Spain, Sweden latest EU nations to report omicron COVID-19 cases
People queue to receive a COVID-19 vaccine in an itinerant vaccination truck at the Triumphal Arch in Barcelona, Spain, July 7, 2021. (AFP Photo)


Spain and Sweden on Monday became the latest European Union member states to announce that they have detected their first cases of the omicron variant of the coronavirus.

Spain has detected its first case of the new variant in a 51-year-old man who arrived from South Africa on Sunday after a layover in Amsterdam, Madrid’s regional health authority said, as the country's overall infection rate rose.
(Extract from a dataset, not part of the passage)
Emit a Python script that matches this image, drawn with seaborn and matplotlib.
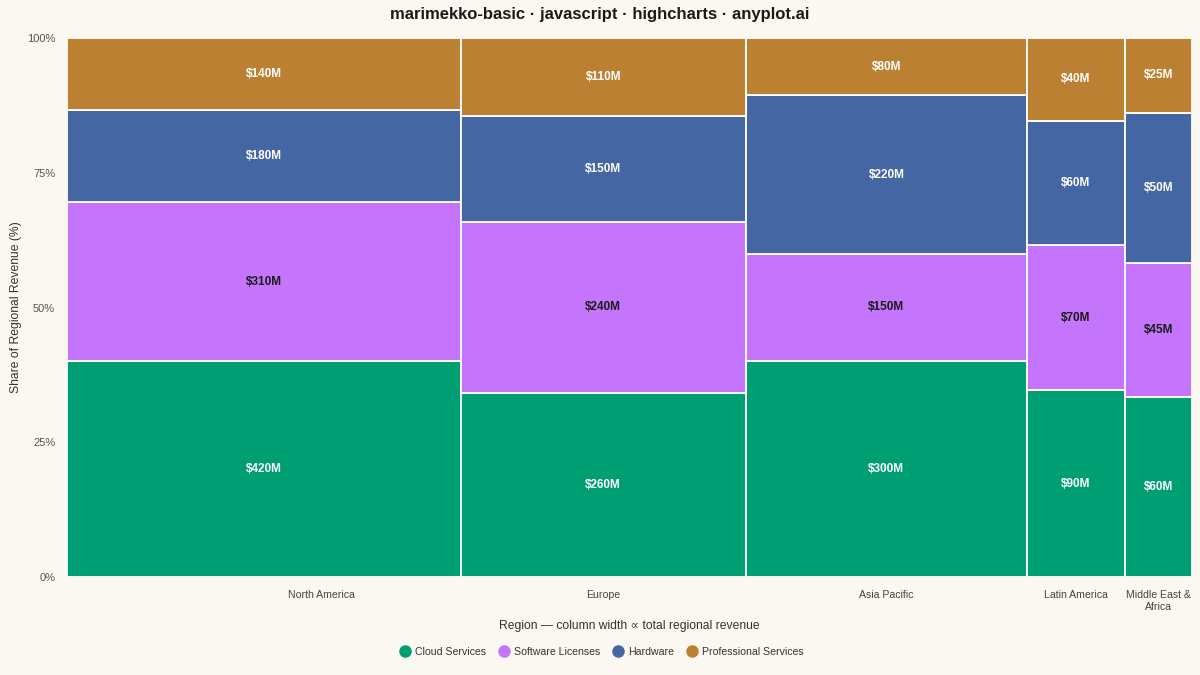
import matplotlib
matplotlib.use("Agg")
import matplotlib.pyplot as plt
from matplotlib.lines import Line2D
import seaborn as sns
import numpy as np

regions = ["North America", "Europe", "Asia Pacific", "Latin America", "Middle East &\nAfrica"]
segments = ["Cloud Services", "Software Licenses", "Hardware", "Professional Services"]
cloud = [420, 260, 300, 90, 60]
software = [310, 240, 150, 70, 45]
hardware = [180, 150, 220, 60, 50]
professional = [140, 110, 80, 40, 25]
colors = ["#009E73", "#C475FC", "#4467A3", "#BC8033"]
label_colors = ["white", "#1a1a1a", "white", "white"]
ytick_labels = ["0%", "25%", "50%", "75%", "100%"]

sns.set_theme(style="white")
plt.rcParams["font.family"] = ["Liberation Sans", "DejaVu Sans"]

bg = "#FAF8F1"
fig = plt.figure(figsize=(12, 6.75), dpi=100, facecolor=bg)
W, H = 1200, 675
ax = fig.add_axes([67 / W, 1 - 577 / H, (1192 - 67) / W, (577 - 38) / H])
ax.set_facecolor(bg)

series = [cloud, software, hardware, professional]
totals = np.array([sum(s[i] for s in series) for i in range(len(regions))], dtype=float)
grand = totals.sum()
lefts = np.concatenate([[0], np.cumsum(totals)[:-1]])

bottoms = np.zeros(len(regions))
for k, s in enumerate(series):
    vals = np.array(s, dtype=float)
    share = vals / totals * 100
    ax.bar(lefts, share, width=totals, bottom=bottoms, align="edge",
           color=colors[k], edgecolor="white", linewidth=1.3, label=segments[k])
    for i in range(len(regions)):
        ax.text(lefts[i] + totals[i] / 2, bottoms[i] + share[i] / 2, f"${s[i]}M",
                ha="center", va="center", fontsize=8.5, fontweight="bold",
                color=label_colors[k])
    bottoms += share

ax.set_xlim(0, grand)
ax.set_ylim(0, 100)
ax.set_yticks([0, 25, 50, 75, 100])
ax.set_yticklabels(ytick_labels, fontsize=8, color="#555555")
ax.tick_params(axis="y", length=0, pad=8.5)
centers = lefts + totals / 2
centers[0] = lefts[0] + totals[0] * 0.645
ax.set_xticks(centers)
ax.set_xticklabels(regions, fontsize=7.6, color="#444444", linespacing=1.25)
ax.tick_params(axis="x", length=0, pad=9)
for sp in ax.spines.values():
    sp.set_visible(False)

fig.text(629.5 / W, 1 - 626 / H, "Region — column width ∝ total regional revenue",
         fontsize=8.7, color="#333333", ha="center", va="center")
fig.text(16 / W, 1 - 307 / H, "Share of Regional Revenue (%)", fontsize=8.7,
         color="#333333", ha="center", va="center", rotation=90)

fig.suptitle("marimekko-basic · javascript · highcharts · anyplot.ai", fontsize=12,
             fontweight="bold", color="#1a1a1a", y=1 - 15 / H, va="center")

handles = [Line2D([0], [0], marker="o", linestyle="", markersize=8,
                  markerfacecolor=c, markeredgecolor=c) for c in colors]
fig.legend(handles, segments, loc="center", bbox_to_anchor=(0.5, 1 - 652 / H),
           ncol=4, frameon=False, fontsize=7.6, handletextpad=0.15, handlelength=1.6,
           columnspacing=0.9, labelcolor="#333333")

fig.savefig("out.png", dpi=100, facecolor=bg)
The microbiology unit at Madrid’s Gregorio Maranon hospital, which sequenced and confirmed the new variant, added in a separate tweet that the patient was in fair condition with light symptoms.

Spain's rolling 14-day COVID-19 infection rate rose to 199 per 100,000 on Monday from 172 on Friday, with nearly 23,000 cases detected over the weekend, Health Ministry data showed, but the rate remains lower than in countries such as Austria, Germany or the Netherlands.

Spain has registered 5,153,923 infections and 88,008 deaths since the pandemic began. The death toll rose by 53 from Friday.

Sweden’s first case was detected in a test taken a little over a week ago from a person who had traveled from South Africa, the Public Health Agency said in a statement.

"It was expected that we would find the variant in Sweden as well, as it has been discovered in several other countries in Europe. The information we have about the variant means that we should take it very seriously until we know more about it," the agency said.

It provided no further information on the state of the person infected.

The latest outbreak, first reported in southern Africa, has caused a global flurry of border restrictions and flight route suspensions over the weekend amid fears of a return to uncontrolled contagion.

Cases have so far been confirmed in countries including Britain, Germany, Belgium, Switzerland, Denmark, Portugal, France, Italy, the Netherlands, Hong Kong, Botswana, Israel and Canada.

The heavily mutated omicron variant is likely to spread internationally and poses a very high risk of infection surges that could have "severe consequences" in some places, the World Health Organization (WHO) said on Monday.

The new variant triggered many countries to close their borders, reviving fears over economic recovery from the two-year pandemic.

More than 261 million people in over 210 countries have been reported to be infected by the coronavirus since the first cases were identified in China in December 2019 and 5,456,515​ have died, according to a Reuters tally.